Cette jeune fille est aujourd'hui âgée de 19 ans et a été violée par son père alors qu'elle avait entre six et 12 ans.
Depuis 1998, la loi prévoit que les auditions de victimes doivent être filmées. Le but de cette loi était d'éviter aux victimes d'avoir à systématiquement reparler de leurs histoires et de ce qu'elles avaient vécu devant les différents intervenants d'une procédure judiciaire.
Parce qu'après l'avoir révélé à un proche, il fallait l'expliquer aux gendarmes, puis à l'expert psychologue qui était désigné, puis éventuellement au médecin légiste chargé de vous examiner, puis encore au juge d'instruction chargée d'informer sur la plainte, de sorte que les victimes vivaient une souffrance extrême bien inutile.
Malgré l'existence de cette loi, aucun magistrat ne prend soin de visionner les enregistrements vidéo des plaintes déposées par les victimes et convoque systématiquement ces dernières pour les entendre une nouvelle fois.
On a l'habitude d'expliquer que lorsqu'une victime est amenée à expliquer ce qui lui est arrivé, elle le revit, de sorte que les auditions ravivent évidemment les souffrances qu'elle endure.
J'ai eu, une fois encore, l'occasion de le vérifier. L'audition de Mélissa été longue et pénible. À chaque fois qu'elle devait expliquer avec précision ce que son père lui avait fait, elle précédait ses propos de longs moments de silence, où l'on pouvait voir sur son visage la souffrance qu'elle vivait, car elle revivait tout simplement les scènes qu'elle devait décrire.
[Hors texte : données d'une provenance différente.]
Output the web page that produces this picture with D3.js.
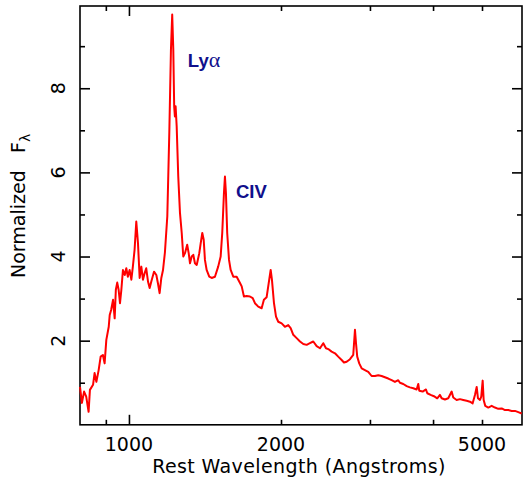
<!DOCTYPE html>
<html>
<head>
<meta charset="utf-8">
<script src="https://cdn.jsdelivr.net/npm/d3@7"></script>
<style>
  html, body { margin: 0; padding: 0; background: #fff; }
  svg { display: block; }
  .frame { fill: none; stroke: #000; stroke-width: 1.6; }
  .tick line { stroke: #000; stroke-width: 1.6; }
  .axis-text { font-family: "DejaVu Sans", sans-serif; font-size: 19px; fill: #000; }
  .line-label { font-family: "Liberation Sans", Arial, sans-serif; font-weight: bold; font-size: 18.5px; fill: #10108c; }
  .greek { font-family: "Liberation Serif", serif; font-weight: normal; font-size: 22px; }
</style>
</head>
<body>
<div id="chart"></div>
<script>
// rest wavelength (Angstroms) / normalized flux
const wavelength = [
    800, 807, 815, 823, 832, 837, 849, 855, 862, 871, 879, 888, 895, 902, 912, 916,
    922, 930, 937, 942, 948, 954, 960, 966, 973, 981, 988, 995, 1003, 1011, 1018, 1026,
    1034, 1042, 1050, 1058, 1066, 1074, 1082, 1091, 1099, 1107, 1121, 1133, 1141, 1150, 1159, 1168,
    1178, 1191, 1202, 1211, 1218, 1224, 1229, 1233, 1237, 1243, 1252, 1262, 1272, 1281, 1291, 1304,
    1313, 1321, 1331, 1341, 1351, 1362, 1378, 1387, 1397, 1406, 1414, 1425, 1442, 1458, 1480, 1502,
    1519, 1530, 1542, 1549, 1556, 1565, 1578, 1590, 1609, 1634, 1659, 1672, 1689, 1710, 1736, 1758,
    1776, 1803, 1831, 1850, 1873, 1891, 1908, 1919, 1937, 1955, 1975, 2006, 2036, 2067, 2090, 2115,
    2148, 2181, 2214, 2248, 2282, 2317, 2353, 2389, 2425, 2455, 2481, 2519, 2558, 2596, 2637, 2665,
    2698, 2739, 2780, 2802, 2815, 2831, 2857, 2889, 2932, 2977, 3023, 3069, 3116, 3164, 3212, 3261,
    3312, 3362, 3413, 3440, 3492, 3547, 3600, 3655, 3712, 3739, 3756, 3815, 3873, 3896, 3956, 4016,
    4077, 4128, 4160, 4223, 4287, 4354, 4386, 4454, 4522, 4590, 4662, 4733, 4791, 4842, 4880, 4909,
    4954, 4983, 5015, 5038, 5075, 5145, 5225, 5304, 5385, 5469, 5552, 5636, 5724, 5811, 5899, 5991
];
const flux = [
    0.90, 0.52, 0.79, 0.67, 0.31, 0.83, 0.95, 1.23, 1.02, 1.30, 1.62, 1.66, 1.46, 2.02, 2.33, 2.61,
    2.73, 2.97, 2.53, 3.21, 3.38, 3.21, 2.89, 3.21, 3.68, 3.56, 3.72, 3.52, 3.68, 3.45, 3.76, 4.16,
    4.83, 4.32, 3.49, 3.76, 3.45, 3.60, 3.72, 3.40, 3.25, 3.40, 3.64, 3.56, 3.37, 3.13, 3.49, 3.68,
    4.09, 4.95, 6.95, 8.92, 9.75, 8.92, 7.57, 7.33, 7.57, 7.10, 5.90, 5.03, 4.56, 4.00, 4.08, 4.28,
    4.08, 3.84, 4.00, 4.04, 3.84, 3.80, 4.08, 4.32, 4.56, 4.40, 3.92, 3.68, 3.52, 3.49, 3.52, 3.76,
    4.00, 4.56, 5.51, 5.90, 5.51, 4.56, 3.92, 3.68, 3.52, 3.52, 3.37, 3.29, 3.05, 3.06, 3.05, 3.01,
    2.89, 2.81, 2.77, 2.97, 3.03, 3.37, 3.68, 3.45, 2.89, 2.57, 2.45, 2.41, 2.33, 2.37, 2.30, 2.14,
    2.06, 1.98, 1.92, 1.90, 1.94, 1.98, 1.87, 1.82, 1.94, 1.82, 1.80, 1.74, 1.70, 1.62, 1.54, 1.48,
    1.50, 1.56, 1.66, 2.26, 1.94, 1.62, 1.46, 1.34, 1.30, 1.26, 1.16, 1.16, 1.18, 1.16, 1.13, 1.10,
    1.06, 1.02, 1.06, 1.00, 0.97, 0.92, 0.89, 0.87, 0.84, 0.97, 0.81, 0.79, 0.84, 0.75, 0.71, 0.68,
    0.63, 0.71, 0.63, 0.60, 0.63, 0.79, 0.65, 0.59, 0.61, 0.59, 0.57, 0.55, 0.51, 0.71, 0.90, 0.63,
    0.59, 0.67, 1.05, 0.59, 0.45, 0.41, 0.45, 0.41, 0.38, 0.39, 0.35, 0.35, 0.33, 0.33, 0.30, 0.27
];

const xMajorTicks = [1000];
const xMinorTicks = [900, 2000, 3000, 4000, 5000];
const xTickLabels = [1000, 2000, 5000];
const yMajorTicks = [2, 4, 6, 8];
const yMinorTicks = [1, 3, 5, 7, 9];
const yTickLabels = [2, 4, 6, 8];

const lineNames = ['Ly', 'CIV'];
const lineGreek = ['\u03b1', ''];
const lineLabelWave = [1308, 1629];
const lineLabelFlux = [8.5, 5.39];

class SpectrumPlot {
    constructor(el) {
        this.svg = d3.select(el)
            .append('svg')
            .attr('width', SpectrumPlot.WIDTH)
            .attr('height', SpectrumPlot.HEIGHT);

        const m = SpectrumPlot.MARGIN;
        this.x = d3.scaleLog()
            .domain([800, 6000])
            .range([m.left, SpectrumPlot.WIDTH - m.right]);
        this.y = d3.scaleLinear()
            .domain([0, 9.955])
            .range([SpectrumPlot.HEIGHT - m.bottom, m.top]);
    }

    draw() {
        this.addFrame();
        this.addSpectrum();
        this.addLabels();
    }

    tickAxis(axis, values, size, transform) {
        this.svg.append('g')
            .attr('transform', transform)
            .call(axis.tickValues(values).tickSize(-size).tickSizeOuter(0).tickFormat(''))
            .call((g) => g.select('.domain').remove());
    }

    addFrame() {
        const [x0, x1] = this.x.range();
        const [y0, y1] = this.y.range();
        const big = SpectrumPlot.MAJOR_TICK;
        const small = SpectrumPlot.MINOR_TICK;

        this.tickAxis(d3.axisBottom(this.x), xMajorTicks, big, `translate(0,${y0})`);
        this.tickAxis(d3.axisBottom(this.x), xMinorTicks, small, `translate(0,${y0})`);
        this.tickAxis(d3.axisTop(this.x), xMajorTicks, big, `translate(0,${y1})`);
        this.tickAxis(d3.axisTop(this.x), xMinorTicks, small, `translate(0,${y1})`);
        this.tickAxis(d3.axisLeft(this.y), yMajorTicks, big, `translate(${x0},0)`);
        this.tickAxis(d3.axisLeft(this.y), yMinorTicks, small, `translate(${x0},0)`);
        this.tickAxis(d3.axisRight(this.y), yMajorTicks, big, `translate(${x1},0)`);
        this.tickAxis(d3.axisRight(this.y), yMinorTicks, small, `translate(${x1},0)`);

        this.svg.append('rect')
            .attr('class', 'frame')
            .attr('x', x0)
            .attr('y', y1)
            .attr('width', x1 - x0)
            .attr('height', y0 - y1);

        this.svg.selectAll('.x-label')
            .data(xTickLabels)
            .join('text')
            .attr('class', 'axis-text x-label')
            .attr('x', (d) => this.x(d))
            .attr('y', y0 + 26)
            .attr('text-anchor', 'middle')
            .text((d) => d);

        this.svg.selectAll('.y-label')
            .data(yTickLabels)
            .join('text')
            .attr('class', 'axis-text y-label')
            .attr('transform', (d) => `translate(${x0 - 15},${this.y(d)}) rotate(-90)`)
            .attr('text-anchor', 'middle')
            .text((d) => d);

        this.svg.append('text')
            .attr('class', 'axis-text')
            .attr('x', (x0 + x1) / 2 - 2)
            .attr('y', y0 + 48)
            .attr('text-anchor', 'middle')
            .style('letter-spacing', '0.4px')
            .text('Rest Wavelength (Angstroms)');

        // rotated y title with subscript lambda
        const title = this.svg.append('text')
            .attr('class', 'axis-text')
            .attr('transform', `translate(25,278) rotate(-90)`);
        title.append('tspan').text('Normalized');
        title.append('tspan').attr('x', 125).text('F');
        title.append('tspan')
            .attr('dy', 5)
            .style('font-size', '14px')
            .text('\u03bb');
    }

    addSpectrum() {
        const pts = wavelength.map((w, i) => [w, flux[i]]);
        const line = d3.line()
            .x((d) => this.x(d[0]))
            .y((d) => this.y(d[1]));

        this.svg.append('path')
            .datum(pts)
            .attr('d', line)
            .attr('fill', 'none')
            .attr('stroke', '#ff0000')
            .attr('stroke-width', 2)
            .attr('stroke-linejoin', 'round');
    }

    addLabels() {
        const labels = this.svg.selectAll('.line-label')
            .data(lineNames)
            .join('text')
            .attr('class', 'line-label')
            .attr('x', (_d, i) => this.x(lineLabelWave[i]))
            .attr('y', (_d, i) => this.y(lineLabelFlux[i]));
        labels.append('tspan').text((d) => d);
        labels.append('tspan')
            .attr('class', 'greek')
            .text((_d, i) => lineGreek[i]);
    }
}

SpectrumPlot.WIDTH = 523;
SpectrumPlot.HEIGHT = 481;
SpectrumPlot.MARGIN = {top: 6, right: 1, bottom: 56.2, left: 80};
SpectrumPlot.MAJOR_TICK = 10;  // in pixels
SpectrumPlot.MINOR_TICK = 5;

new SpectrumPlot('#chart').draw();
</script>
</body>
</html>
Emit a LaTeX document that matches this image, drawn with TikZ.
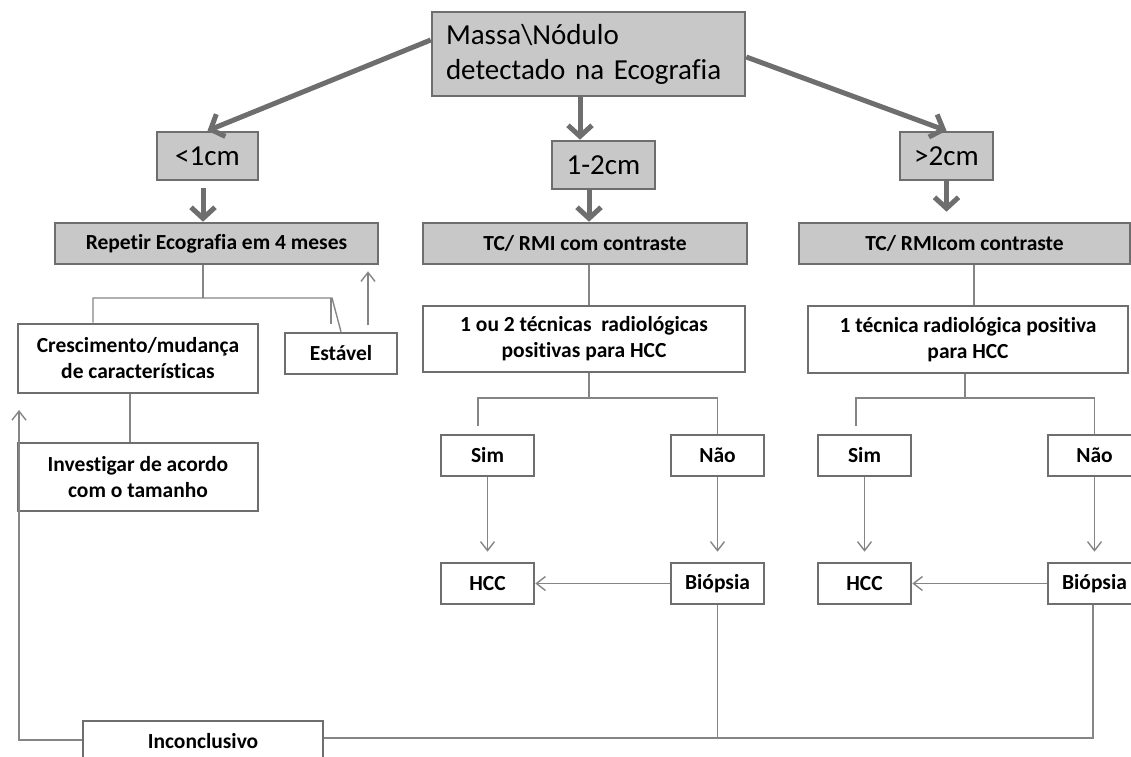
\documentclass[tikz,border=0pt]{standalone}
\usepackage{fontspec}
\setmainfont[Ligatures=NoCommon]{Carlito}
\usetikzlibrary{arrows.meta}
\definecolor{boxfill}{HTML}{C8C8C8}
\definecolor{boxline}{HTML}{6E6E6E}
\definecolor{thinline}{HTML}{858585}
\begin{document}
\begin{tikzpicture}[x=1pt,y=-1pt,
 graybox/.style={draw=boxline, line width=2.6pt, fill=boxfill, inner sep=0pt, align=center},
 whitebox/.style={draw=boxline, line width=2.6pt, fill=white, inner sep=0pt, align=center, font=\fontsize{21.5}{26}\selectfont\bfseries},
 bigarrow/.style={draw=boxline, line width=5pt, -{Straight Barb[length=11pt,width=24pt]}},
 thin/.style={draw=thinline, line width=1.4pt},
 thinarrow/.style={thin, -{Straight Barb[length=9pt,width=14pt]}},
 bigfont/.style={font=\fontsize{29}{35}\selectfont},
 labfont/.style={font=\fontsize{21.5}{26}\selectfont\bfseries}
]
\useasboundingbox (0,0) rectangle (1131,756);
% gray boxes
\node[graybox, bigfont, minimum width=313pt, minimum height=84pt, text width=285pt, align=left] (top) at (588.5,54) {Massa\textbackslash Nódulo\\detectado na Ecografia};
\node[graybox, bigfont, minimum width=101pt, minimum height=48pt] (lt1) at (207.5,156) {<1cm};
\node[graybox, bigfont, minimum width=103pt, minimum height=48pt] (mid12) at (603.5,165) {1-2cm};
\node[graybox, bigfont, minimum width=93pt, minimum height=48pt] (gt2) at (946.5,156) {>2cm};
\node[graybox, labfont, minimum width=323pt, minimum height=41pt] (repetir) at (216.5,243.5) {Repetir Ecografia em 4 meses};
\node[graybox, labfont, minimum width=324pt, minimum height=41pt] (tcA) at (585,243.5) {TC/ RMI com contraste};
\node[graybox, labfont, minimum width=331pt, minimum height=41pt] (tcB) at (964.5,243.5) {TC/ RMIcom contraste};
% white boxes
\node[whitebox, minimum width=240pt, minimum height=69pt] (cresc) at (138,358.5) {Crescimento/mudança\\de características};
\node[whitebox, minimum width=112pt, minimum height=41pt] (estavel) at (341,353.5) {Estável};
\node[whitebox, minimum width=240pt, minimum height=68pt] (invest) at (138,477) {Investigar de acordo\\com o tamanho};
\node[whitebox, minimum width=322pt, minimum height=66pt] (tec12) at (584,339) {1 ou 2 técnicas\ \ radiológicas\\positivas para HCC};
\node[whitebox, minimum width=320pt, minimum height=67pt] (tec1) at (968,339.5) {1 técnica radiológica positiva\\para HCC};
\node[whitebox, minimum width=93pt, minimum height=41pt] (simA) at (487.5,455.5) {Sim};
\node[whitebox, minimum width=93pt, minimum height=41pt] (naoA) at (717.5,455.5) {Não};
\node[whitebox, minimum width=93pt, minimum height=41pt] (hccA) at (487.5,583.5) {HCC};
\node[whitebox, minimum width=93pt, minimum height=41pt] (biopA) at (717.5,583.5) {Biópsia};
\node[whitebox, minimum width=93pt, minimum height=41pt] (simB) at (864.5,455.5) {Sim};
\node[whitebox, minimum width=93pt, minimum height=41pt] (naoB) at (1094.5,455.5) {Não};
\node[whitebox, minimum width=93pt, minimum height=41pt] (hccB) at (864.5,583.5) {HCC};
\node[whitebox, minimum width=93pt, minimum height=41pt] (biopB) at (1094.5,583.5) {Biópsia};
\node[whitebox, minimum width=240pt, minimum height=40pt] (inconc) at (203,741) {Inconclusivo};
% big arrows
\draw[bigarrow] ([yshift=14pt]top.west) -- (lt1.north);
\draw[bigarrow] ([xshift=-8.5pt]top.south) -- ([xshift=-8.5pt]top.south |- mid12.north);
\draw[bigarrow] ([yshift=-3pt]top.east) -- (gt2.north);
\draw[bigarrow, shorten <=7pt] ([xshift=-4.5pt]lt1.south) -- ([xshift=-4.5pt]lt1.south |- repetir.north);
\draw[bigarrow] ([xshift=-14.5pt]mid12.south) -- ([xshift=-14.5pt]mid12.south |- tcA.north);
\draw[bigarrow, shorten >=10pt] (gt2.south) -- (gt2.south |- tcB.north);
% left tree
\coordinate (lh1) at (93,298);
\coordinate (lh2) at (332,298);
\coordinate (stub) at (331,324);
\coordinate (eu) at (368,325);
\draw[thin] ([xshift=-13.5pt]repetir.south) -- ([xshift=-13.5pt]repetir.south |- lh1);
\draw[thin] (cresc.north -| lh1) -- (lh1) -- (lh2) -- (estavel.north);
\draw[thin] (lh2 -| stub) -- (stub);
\draw[thinarrow, shorten >=6pt] (eu) -- (eu |- repetir.south);
\draw[thin] ([xshift=-8pt]cresc.south) -- ([xshift=-8pt]cresc.south |- invest.north);
\coordinate (loopc) at (19,740);
\coordinate (looptip) at (19,410);
\draw[thinarrow] (inconc.west |- loopc) -- (loopc) -- (looptip);
% middle tree
\draw[thin] ([xshift=4pt]tcA.south) -- ([xshift=4pt]tcA.south |- tec12.north);
\draw[thin] ([xshift=9.5pt]tcB.south) -- ([xshift=9.5pt]tcB.south |- tec1.north);
\coordinate (ja) at (589,398);
\coordinate (jaL) at (478,398);
\coordinate (jaLe) at (478,426);
\draw[thin] ([xshift=5pt]tec12.south) -- (ja);
\draw[thin] (jaLe) -- (jaL) -- (jaL -| naoA.north) -- (naoA.north);
\draw[thinarrow, shorten >=10pt] (simA.south) -- (simA.south |- hccA.north);
\draw[thinarrow, shorten >=10pt] (naoA.south) -- (naoA.south |- biopA.north);
\draw[thinarrow] (biopA.west) -- (hccA.east);
% right tree
\coordinate (jb) at (965,398);
\coordinate (jbL) at (856,398);
\coordinate (jbLe) at (856,426);
\draw[thin] ([xshift=-3pt]tec1.south) -- (jb);
\draw[thin] (jbLe) -- (jbL) -- (jbL -| naoB.north) -- (naoB.north);
\draw[thinarrow, shorten >=10pt] (simB.south) -- (simB.south |- hccB.north);
\draw[thinarrow, shorten >=10pt] (naoB.south) -- (naoB.south |- biopB.north);
\draw[thinarrow] (biopB.west) -- (hccB.east);
% bottom
\coordinate (hl) at (0,738);
\draw[thin] (biopA.south) -- (biopA.south |- hl);
\draw[thin] (inconc.east |- hl) -- ([xshift=-1.5pt]biopB.south |- hl) -- ([xshift=-1.5pt]biopB.south);
\end{tikzpicture}
\end{document}
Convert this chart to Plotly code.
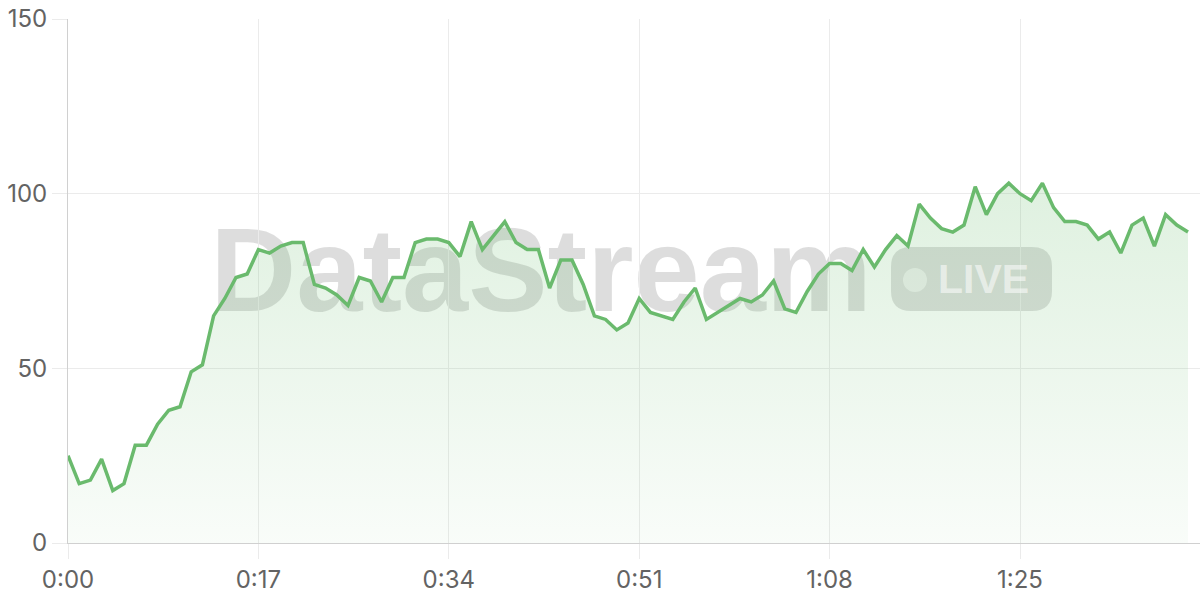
import plotly.graph_objects as go

# Data: one value per second, 0..100 s
seconds = list(range(101))
values = [
    25, 17, 18, 24, 15, 17, 28, 28, 34, 38,
    39, 49, 51, 65, 70, 76, 77, 84, 83, 85,
    86, 86, 74, 73, 71, 68, 76, 75, 69, 76,
    76, 86, 87, 87, 86, 82, 92, 84, 88, 92,
    86, 84, 84, 73, 81, 81, 74, 65, 64, 61,
    63, 70, 66, 65, 64, 69, 73, 64, 66, 68,
    70, 69, 71, 75, 67, 66, 72, 77, 80, 80,
    78, 84, 79, 84, 88, 85, 97, 93, 90, 89,
    91, 102, 94, 100, 103, 100, 98, 103, 96, 92,
    92, 91, 87, 89, 83, 91, 93, 85, 94, 91,
    89,
]
tick_vals = [0, 17, 34, 51, 68, 85]
tick_text = ["0:00", "0:17", "0:34", "0:51", "1:08", "1:25"]
y_ticks = [0, 50, 100, 150]

GREEN = "#6aba6d"
GRID = "#ebebeb"
AXIS = "#d0d0d0"
LABEL = "#636363"
FONT = "Inter, 'Noto Sans', sans-serif"
TICK_SIZE = 24

W, H = 1200, 600
ML, MR, MT, MB = 68, 0, 19, 57
PW, PH = W - ML - MR, H - MT - MB


def px(x):
    return (x - ML) / PW


def py(y):
    return (H - MB - y) / PH


def rounded_rect(x0, y0, x1, y1, r):
    # pixel coords -> paper-coordinate SVG path with rounded corners
    pts = [
        f"M{px(x0 + r)},{py(y0)}",
        f"L{px(x1 - r)},{py(y0)}",
        f"Q{px(x1)},{py(y0)} {px(x1)},{py(y0 + r)}",
        f"L{px(x1)},{py(y1 - r)}",
        f"Q{px(x1)},{py(y1)} {px(x1 - r)},{py(y1)}",
        f"L{px(x0 + r)},{py(y1)}",
        f"Q{px(x0)},{py(y1)} {px(x0)},{py(y1 - r)}",
        f"L{px(x0)},{py(y0 + r)}",
        f"Q{px(x0)},{py(y0)} {px(x0 + r)},{py(y0)}",
        "Z",
    ]
    return " ".join(pts)


fig = go.Figure()
fig.add_trace(go.Scatter(
    x=seconds, y=values, mode="lines",
    line=dict(color=GREEN, width=3.5),
    fill="tozeroy",
    fillgradient=dict(
        type="vertical",
        colorscale=[[0, "rgba(102,187,106,0.04)"], [1, "rgba(102,187,106,0.21)"]],
    ),
    hoverinfo="skip",
))

# Watermark (drawn between gridlines and traces)
fig.add_shape(
    type="rect", xref="paper", yref="paper",
    x0=px(541) - 0.3, x1=px(541) + 0.3, y0=0.542 - 0.12, y1=0.542 + 0.12,
    line=dict(width=0), fillcolor="rgba(0,0,0,0)",
    layer="between",
    label=dict(text="DataStream",
               font=dict(family="'Liberation Sans', Arial, sans-serif", size=119,
                         color="rgba(0,0,0,0.135)", weight=700),
               textposition="middle center"),
)
# LIVE badge
fig.add_shape(
    type="path", xref="paper", yref="paper",
    path=rounded_rect(891, 247, 1052, 311, 20),
    line=dict(width=0), fillcolor="rgba(0,0,0,0.13)",
    layer="between",
)
fig.add_shape(
    type="circle", xref="paper", yref="paper",
    x0=px(903), x1=px(927), y0=py(292), y1=py(268),
    line=dict(width=0), fillcolor="rgba(255,255,255,0.55)",
    layer="between",
)
fig.add_annotation(
    xref="paper", yref="paper",
    x=px(983), y=py(279),
    text="LIVE", showarrow=False,
    font=dict(family="'Liberation Sans', Arial, sans-serif", size=41,
              color="rgba(255,255,255,0.55)", weight=600),
    xanchor="center", yanchor="middle",
)

fig.update_layout(
    width=W, height=H,
    margin=dict(l=ML, r=MR, t=MT, b=MB),
    paper_bgcolor="white", plot_bgcolor="white",
    showlegend=False,
    font=dict(family=FONT, size=TICK_SIZE, color=LABEL),
    xaxis=dict(
        range=[0, PW / 11.2],
        tickvals=tick_vals, ticktext=tick_text,
        showgrid=True, gridcolor=GRID, gridwidth=1,
        ticks="outside", ticklen=15, tickcolor=GRID,
        showline=True, linecolor=AXIS, linewidth=1,
        zeroline=False,
        tickfont=dict(family=FONT, size=TICK_SIZE, color=LABEL),
        fixedrange=True,
    ),
    yaxis=dict(
        range=[0, 150],
        tickvals=y_ticks,
        showgrid=True, gridcolor=GRID, gridwidth=1,
        ticks="outside", ticklen=15, tickcolor=GRID,
        showline=True, linecolor=AXIS, linewidth=1,
        zeroline=False,
        tickfont=dict(family=FONT, size=TICK_SIZE, color=LABEL),
        fixedrange=True,
    ),
)

fig.write_html("out.html", config={"displayModeBar": False},
               post_script="document.body.style.margin='0';document.body.style.overflow='hidden';")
Dans la situation de Mélissa, c'était encore plus compliqué, dans la mesure où son père avait pris soin de systématiquement lui bander les yeux lorsqu'il l’agressait sexuellement.
À la question du juge du juge d'instruction sur le point de savoir si elle avait été pénétrée par le sexe de son père ou par ses doigts, elle était dans l'incapacité d'y répondre, car elle ne pouvait pas voir ce que son père introduisait en elle.
Il est bien évident qu'il est nécessaire pour une victime de verbaliser sa souffrance. Mais il existe je pense une différence flagrante entre verbaliser et être obligé de répéter à l'envi les pires moments de son existence.
De plus, on peut imaginer le coût que représente l'enregistrement vidéo des dépositions des victimes.
Finalement, et au jour où je rédige ce billet, ces dépenses sont parfaitement inutiles car depuis 1998, je pense avoir été amené à visionner une audition en cour d'assises d'une victime alors que j'ai malheureusement été amené à accompagner des dizaines d'entre elles.
Il serait bon que pour une fois les décisions prises par nos législateurs soient suivies d'effet et puissent concrètement permettre une amélioration du système.
Cette difficulté est tellement récurrente que je vais tenter d'interpeller le ministre de la justice sur ce point et je ne manquerai pas vous faire connaître son éventuelle réponse.